In a world of loud noises, it’s the small things that matter. In the U.S., thanks to friendship and everything unchanged, I found my small things still hanging, and even steady.


Yan!
Yan!

The Final Ride

On my final day in San Francisco, my colleague ordered an Uber to take me to the airport. When I got in, I discovered the driver was Chinese—unsurprising in this city.


"Where are you from?" I asked in Chinese.


"Handan, Hebei," he replied, his thick northern accent confirming.

“So how did you come to the U.S.?"


"Oh, I zouxian-ed. (a particular phenomenon of Chinese migrants entering the U.S through its southwestern boarder with Mexico) That damn snakehead scammed me almost $25,000! Left us stranded in Quito — had to figure out those fucking buses myself. Thank God Old Joe (老拜登) went easy on us.”

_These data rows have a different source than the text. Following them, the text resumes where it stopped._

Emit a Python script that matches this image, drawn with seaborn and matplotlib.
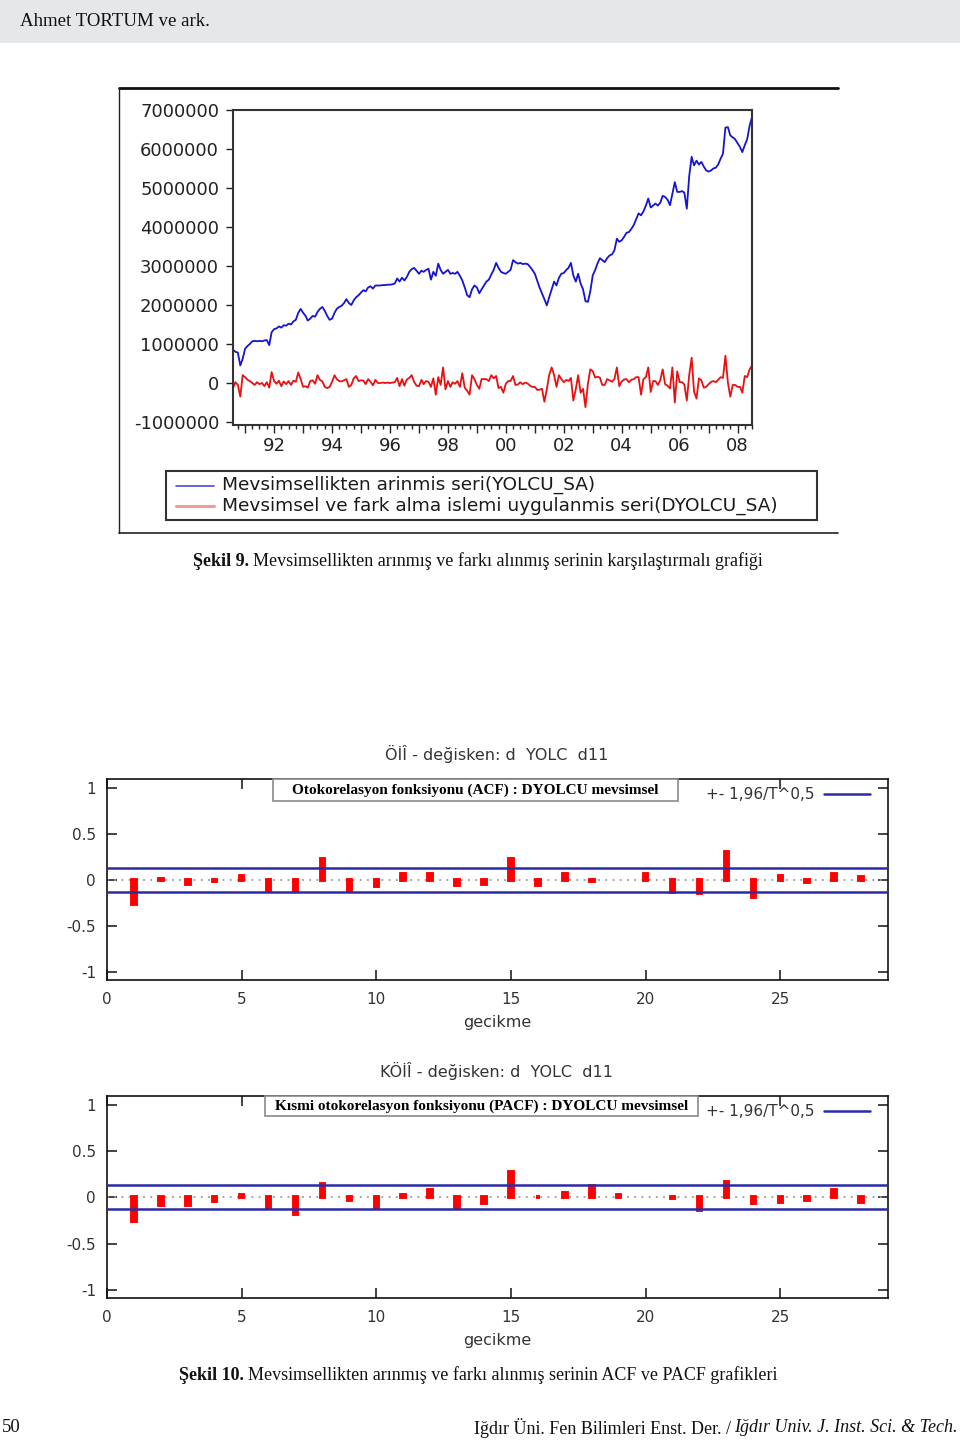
import numpy as np
import pandas as pd
import matplotlib
matplotlib.use("Agg")
import matplotlib.pyplot as plt
import matplotlib.dates as mdates
from matplotlib.patches import Rectangle
from matplotlib.lines import Line2D
import seaborn as sns

# ---------------- data ----------------
start_month = "1990-08"
# seasonally adjusted passenger series (millions), monthly 1990M08 - 2008M07
yolcu_sa = [
    0.85, 0.80, 0.78, 0.45, 0.62,
    0.88, 0.95, 1.00, 1.07, 1.08, 1.07, 1.08, 1.07, 1.09, 1.10, 0.97, 1.30,
    1.38, 1.40, 1.45, 1.42, 1.48, 1.47, 1.52, 1.50, 1.58, 1.62, 1.80, 1.90,
    1.80, 1.72, 1.60, 1.65, 1.72, 1.70, 1.82, 1.90, 1.95, 1.85, 1.72, 1.62,
    1.65, 1.80, 1.90, 1.95, 1.98, 2.05, 2.15, 2.05, 2.00, 2.12, 2.20, 2.25,
    2.32, 2.38, 2.35, 2.45, 2.48, 2.42, 2.50, 2.50, 2.50, 2.51, 2.51, 2.52,
    2.52, 2.53, 2.55, 2.68, 2.60, 2.70, 2.63, 2.72, 2.85, 2.92, 2.95, 2.88,
    2.80, 2.88, 2.85, 2.90, 2.93, 2.65, 2.85, 2.75, 3.06, 2.90, 2.80, 2.85,
    2.90, 2.80, 2.82, 2.80, 2.85, 2.75, 2.63, 2.45, 2.25, 2.20, 2.40, 2.50,
    2.45, 2.30, 2.40, 2.50, 2.60, 2.65, 2.78, 2.90, 3.08, 2.95, 2.85, 2.82,
    2.80, 2.85, 2.90, 3.15, 3.10, 3.06, 3.08, 3.05, 3.06, 3.05, 2.98, 2.90,
    2.80, 2.62, 2.45, 2.30, 2.15, 1.99, 2.20, 2.40, 2.60, 2.50, 2.70, 2.80,
    2.82, 2.90, 2.95, 3.08, 2.76, 2.60, 2.80, 2.55, 2.40, 2.10, 2.08, 2.35,
    2.76, 2.90, 3.06, 3.20, 3.15, 3.10, 3.20, 3.27, 3.30, 3.40, 3.70, 3.62,
    3.66, 3.75, 3.85, 3.87, 3.95, 4.05, 4.20, 4.35, 4.30, 4.40, 4.55, 4.73,
    4.50, 4.55, 4.60, 4.55, 4.62, 4.80, 4.77, 4.70, 4.56, 4.85, 5.15, 4.90,
    4.90, 4.92, 4.88, 4.47, 5.30, 5.80, 5.58, 5.70, 5.60, 5.67, 5.55, 5.45,
    5.42, 5.45, 5.50, 5.52, 5.60, 5.75, 5.88, 6.55, 6.56, 6.35, 6.30, 6.25,
    6.15, 6.05, 5.92, 6.10, 6.25, 6.60, 6.82,
]
# seasonally and regularly differenced series (millions)
dyolcu_sa = [
    -0.12, 0.02, -0.05, -0.35, 0.20,
    0.15, 0.08, 0.05, 0.00, -0.05, 0.02, -0.03, 0.00, -0.08, 0.02, -0.12, 0.28,
    0.05, -0.02, 0.06, -0.08, 0.04, -0.03, 0.05, -0.05, 0.06, 0.03, 0.27, 0.10,
    -0.10, -0.08, -0.12, 0.05, 0.07, -0.02, 0.20, 0.08, 0.04, -0.10, -0.13, -0.10,
    0.03, 0.20, 0.10, 0.05, 0.04, 0.07, 0.10, -0.10, -0.05, 0.12, 0.18, 0.05,
    0.07, 0.06, -0.03, 0.10, 0.03, -0.06, 0.08, 0.00, 0.00, 0.01, 0.00, 0.01,
    0.00, 0.01, 0.02, 0.13, -0.08, 0.10, -0.07, 0.09, 0.13, 0.20, 0.03, -0.07,
    -0.08, 0.08, -0.03, 0.05, 0.03, -0.10, 0.12, -0.30, 0.15, -0.05, 0.40, -0.16,
    0.05, -0.10, 0.02, -0.02, 0.05, -0.10, 0.25, -0.12, -0.20, -0.30, 0.20, 0.10,
    -0.05, -0.15, 0.10, 0.10, 0.10, 0.05, 0.20, 0.12, 0.18, -0.13, -0.10, -0.25,
    -0.02, 0.05, 0.05, 0.18, -0.05, -0.04, 0.02, -0.03, 0.01, -0.01, -0.07, -0.10,
    -0.10, -0.18, -0.17, -0.15, -0.48, -0.16, 0.21, 0.40, 0.20, -0.10, 0.20, 0.10,
    0.02, 0.08, 0.05, 0.13, -0.45, -0.16, 0.20, -0.25, -0.15, -0.62, -0.02, 0.35,
    0.30, 0.14, 0.16, 0.14, -0.05, -0.05, 0.10, 0.07, 0.03, 0.10, 0.40, -0.08,
    0.04, 0.09, 0.10, 0.02, 0.08, 0.10, 0.15, 0.15, -0.30, 0.10, 0.15, 0.40,
    -0.23, 0.05, 0.05, -0.05, 0.07, 0.35, -0.03, -0.07, -0.14, 0.40, -0.50, 0.30,
    0.02, 0.02, -0.04, -0.45, 0.20, 0.65, -0.22, -0.40, 0.12, 0.07, -0.12, -0.10,
    -0.03, 0.03, 0.05, 0.02, 0.08, 0.15, 0.13, 0.70, 0.01, -0.35, -0.05, -0.05,
    -0.10, -0.10, -0.25, 0.18, 0.15, 0.35, 0.45,
]
ts_yticks = [-1000000, 0, 1000000, 2000000, 3000000, 4000000, 5000000, 6000000, 7000000]
series_labels = ["Mevsimsellikten arinmis seri(YOLCU_SA)",
                 "Mevsimsel ve fark alma islemi uygulanmis seri(DYOLCU_SA)"]

acf_lags = [1, 2, 3, 4, 5, 6, 7, 8, 9, 10, 11, 12, 13, 14, 15, 16, 17, 18,
            20, 21, 22, 23, 24, 25, 26, 27, 28]
acf_vals = [-0.26, 0.01, -0.04, -0.01, 0.04, -0.11, -0.11, 0.23, -0.11, -0.07,
            0.06, 0.06, -0.06, -0.04, 0.23, -0.06, 0.06, -0.01,
            0.07, -0.13, -0.14, 0.31, -0.19, 0.04, -0.02, 0.07, 0.03]
pacf_lags = [1, 2, 3, 4, 5, 6, 7, 8, 9, 10, 11, 12, 13, 14, 15, 16, 17, 18, 19,
             21, 22, 23, 24, 25, 26, 27, 28]
pacf_vals = [-0.26, -0.08, -0.08, -0.04, 0.03, -0.10, -0.18, 0.15, -0.03, -0.11,
             0.03, 0.08, -0.10, -0.06, 0.28, 0.01, 0.05, 0.12, 0.03,
             -0.01, -0.14, 0.17, -0.06, -0.05, -0.03, 0.08, -0.05]
conf_band = 0.13
corr_ticks = [-1, -0.5, 0, 0.5, 1]
corr_ticklabels = ["-1", "-0.5", "0", "0.5", "1"]
lag_ticks = [0, 5, 10, 15, 20, 25]

# ---------------- figure ----------------
sns.set_style("ticks")
plt.rcParams["font.family"] = ["DejaVu Sans"]
W, H = 960, 1440
fig = plt.figure(figsize=(W / 100, H / 100), dpi=100)

def fx(px):
    return px / W

def fy(py):
    return 1 - py / H

serif = ["Liberation Serif", "DejaVu Serif"]

# header band
fig.patches.append(Rectangle((0, fy(43)), 1, 43 / H, transform=fig.transFigure,
                             facecolor="#e6e7e9", edgecolor="none", zorder=0))
fig.text(fx(20), fy(22), "Ahmet TORTUM ve ark.", family=serif, fontsize=13.6,
         ha="left", va="center", color="#111")

# ---------- Figure 9 : time series ----------
fig.lines.append(Line2D([fx(119), fx(838)], [fy(88), fy(88)], transform=fig.transFigure,
                        color="#111", lw=2))
fig.lines.append(Line2D([fx(119), fx(119)], [fy(88), fy(533)], transform=fig.transFigure,
                        color="#222", lw=1))
fig.lines.append(Line2D([fx(119), fx(838)], [fy(533), fy(533)], transform=fig.transFigure,
                        color="#222", lw=1.2))

ax1 = fig.add_axes([fx(233), fy(425), fx(752) - fx(233), fy(110) - fy(425)])
dates = pd.date_range(start_month, periods=len(yolcu_sa), freq="MS")
df = pd.DataFrame({
    "date": np.concatenate([dates, dates]),
    "value": np.concatenate([np.array(yolcu_sa), np.array(dyolcu_sa)]) * 1e6,
    "series": [series_labels[0]] * len(yolcu_sa) + [series_labels[1]] * len(dyolcu_sa),
})
sns.lineplot(data=df, x="date", y="value", hue="series",
             palette={series_labels[0]: "#1414d2", series_labels[1]: "#e81010"},
             legend=False, linewidth=1.3, ax=ax1)
ax1.set_xlim(dates[0], dates[-1])
ax1.set_ylim(-1077000, 7000000)
ax1.set_yticks(ts_yticks)
ax1.set_yticklabels([str(v) for v in ts_yticks])
ax1.xaxis.set_major_locator(mdates.YearLocator(1))
ax1.xaxis.set_major_formatter(
    plt.FuncFormatter(lambda v, p: mdates.num2date(v).strftime("%y")
                      if mdates.num2date(v).year % 2 == 0 else ""))
ax1.xaxis.set_minor_locator(mdates.MonthLocator(bymonth=[1, 4, 7, 10]))
ax1.set_xlabel("")
ax1.set_ylabel("")
for s in ax1.spines.values():
    s.set_color("#333")
    s.set_linewidth(1.5)
ax1.tick_params(axis="y", direction="out", length=5, width=1, pad=5,
                labelsize=13, colors="#222")
ax1.tick_params(axis="x", which="major", direction="out", length=6, width=1, pad=3,
                labelsize=13, colors="#222")
ax1.tick_params(axis="x", which="minor", direction="out", length=3, width=1, colors="#222")
ax1.grid(False)

# legend box
fig.patches.append(Rectangle((fx(166), fy(520)), fx(817) - fx(166), fy(471) - fy(520),
                             transform=fig.transFigure, facecolor="white",
                             edgecolor="#333", lw=1.5))
fig.lines.append(Line2D([fx(176), fx(214)], [fy(486), fy(486)], transform=fig.transFigure,
                        color="#4a4ad8", lw=1.2))
fig.lines.append(Line2D([fx(176), fx(214)], [fy(506), fy(506)], transform=fig.transFigure,
                        color="#f29a9a", lw=2.2))
fig.text(fx(222), fy(485), series_labels[0], fontsize=13.3, ha="left", va="center",
         color="#1a1a1a")
fig.text(fx(222), fy(506), series_labels[1], fontsize=13.3, ha="left", va="center",
         color="#1a1a1a")

renderer = fig.canvas.get_renderer()

def mixed_text(y, parts, anchor_x, align="center", size=13):
    arts = []
    widths = []
    for s, kw in parts:
        t = fig.text(0, y, s, family=serif, fontsize=size, ha="left", va="center",
                     color="#111", **kw)
        arts.append(t)
        widths.append(t.get_window_extent(renderer).width / W)
    gap = 4 / W
    total = sum(widths) + gap * (len(parts) - 1)
    if align == "center":
        x = anchor_x - total / 2
    elif align == "right":
        x = anchor_x - total
    else:
        x = anchor_x
    for t, w in zip(arts, widths):
        t.set_x(x)
        x += w + gap

mixed_text(fy(561), [("Şekil 9.", {"weight": "bold"}),
                     ("Mevsimsellikten arınmış ve farkı alınmış serinin karşılaştırmalı grafiği", {})],
           fx(478))

# ---------- Figure 10 : ACF / PACF ----------
def corr_panel(top_px, bot_px, lags, vals, title, boxtitle, box_l, box_r, box_b):
    ax = fig.add_axes([fx(107), fy(bot_px), fx(888) - fx(107), fy(top_px) - fy(bot_px)])
    ax.axhline(0, color="#9a9a9a", lw=1.3, ls=(0, (1, 3)), zorder=1)
    sns.barplot(x=lags, y=vals, native_scale=True, color="#ff0000", saturation=1,
                width=0.13, edgecolor="#ff0000", linewidth=2.8, errorbar=None,
                ax=ax, zorder=3)
    ax.axhline(conf_band, color="#2b2ba8", lw=1.8, zorder=4)
    ax.axhline(-conf_band, color="#2b2ba8", lw=1.8, zorder=4)
    ax.set_xlim(0, 29)
    ax.set_ylim(-1.09, 1.1)
    ax.set_xticks(lag_ticks)
    ax.set_xticklabels([str(v) for v in lag_ticks])
    ax.set_yticks(corr_ticks)
    ax.set_yticklabels(corr_ticklabels)
    ax.set_xlabel("")
    ax.set_ylabel("")
    for s in ax.spines.values():
        s.set_color("#111")
        s.set_linewidth(1.2)
        s.set_visible(True)
    ax.tick_params(direction="in", length=7, width=1.1, top=True, right=True,
                   labelsize=11, colors="#111", labelcolor="#333")
    ax.tick_params(axis="x", pad=9)
    ax.tick_params(axis="y", pad=8)
    ax.grid(False)
    h = bot_px - top_px
    ax.text((706 - 107) / 781, 0.925, "+- 1,96/T^0,5", transform=ax.transAxes,
            fontsize=11, ha="left", va="center", color="#333")
    ax.plot([(824 - 107) / 781, (870 - 107) / 781], [0.925, 0.925], transform=ax.transAxes,
            color="#2b2ba8", lw=1.8)
    ax.add_patch(Rectangle(((box_l - 107) / 781, (bot_px - box_b) / h),
                           (box_r - box_l) / 781, 1 - (bot_px - box_b) / h,
                           transform=ax.transAxes, facecolor="white", edgecolor="#8a8a8a",
                           lw=1.2, zorder=5, clip_on=False))
    ax.text(((box_l + box_r) / 2 - 107) / 781, 1 - (box_b - top_px) / h / 2, boxtitle,
            transform=ax.transAxes, family=serif, weight="bold", fontsize=11,
            ha="center", va="center", color="#000", zorder=6)
    fig.text(fx(497), fy(top_px - 25), title, fontsize=11.5, ha="center", va="center",
             color="#333")
    fig.text(fx(497), fy(bot_px + 43), "gecikme", fontsize=11.5, ha="center",
             va="center", color="#333")
    return ax

corr_panel(779, 980, acf_lags, acf_vals, "ÖİÎ - değisken: d  YOLC  d11",
           "Otokorelasyon fonksiyonu (ACF) : DYOLCU mevsimsel", 273, 678, 801)
corr_panel(1096, 1298, pacf_lags, pacf_vals, "KÖİÎ - değisken: d  YOLC  d11",
           "Kısmi otokorelasyon fonksiyonu (PACF) : DYOLCU mevsimsel", 265, 698, 1116)

mixed_text(fy(1375), [("Şekil 10.", {"weight": "bold"}),
                      ("Mevsimsellikten arınmış ve farkı alınmış serinin ACF ve PACF grafikleri", {})],
           fx(478))

# footer
fig.text(fx(2), fy(1428), "50", family=serif, fontsize=13.5, ha="left", va="center",
         color="#111")
mixed_text(fy(1428), [("Iğdır Üni. Fen Bilimleri Enst. Der. /", {}),
                      ("Iğdır Univ. J. Inst. Sci. & Tech.", {"style": "italic"})],
           fx(958), align="right", size=13)

fig.savefig("out.png", dpi=100)
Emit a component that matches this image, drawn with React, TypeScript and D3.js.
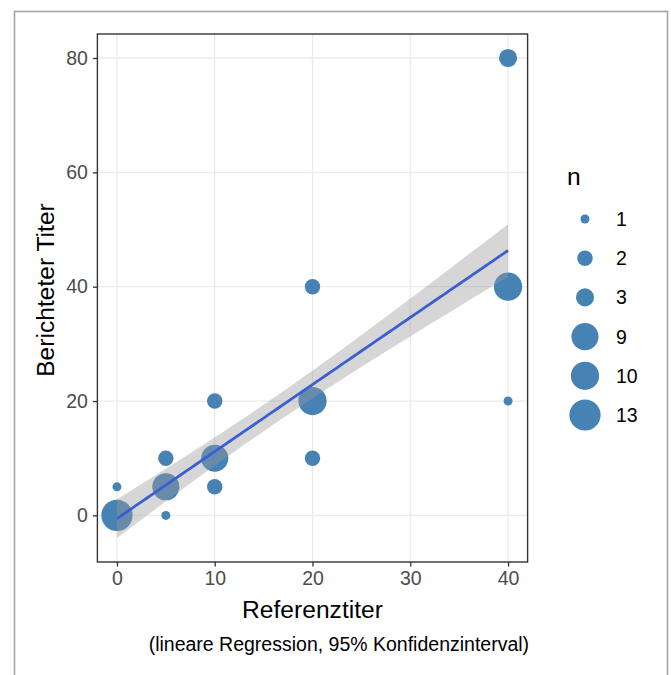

During our half-hour ride, I grilled him with questions, fascinated by his story. Mr. Zhang, with one hand draped loose on the wheel, the other thumbing a wooden bead bracelet, opened up after learning I was also a Northerner (北方人). He explained how he’d filed for political asylum ("Just make up some bullshit about Communist Party persecution — those dumb Americans always buy it!"), obtained a fake driver’s license for $500 ("We Chinese here can make anything happen, believe me!"), and planned to flee the U.S. after maxing out all his credit cards and cash advances.


"But how will you convert your American dollars to RMB?" I asked naively.


"Ha!" Mr. Zhang barked a laugh, his bead-fiddling finger pausing mid-roll. "What did I just tell you? We Chinese can resurrect the dead to life (咱中国人能把死人变活) !”


Maybe I’d never truly arrived in America. Maybe there are too many Americans, or simply humans — Mr. Zhangs — for any outsider to know.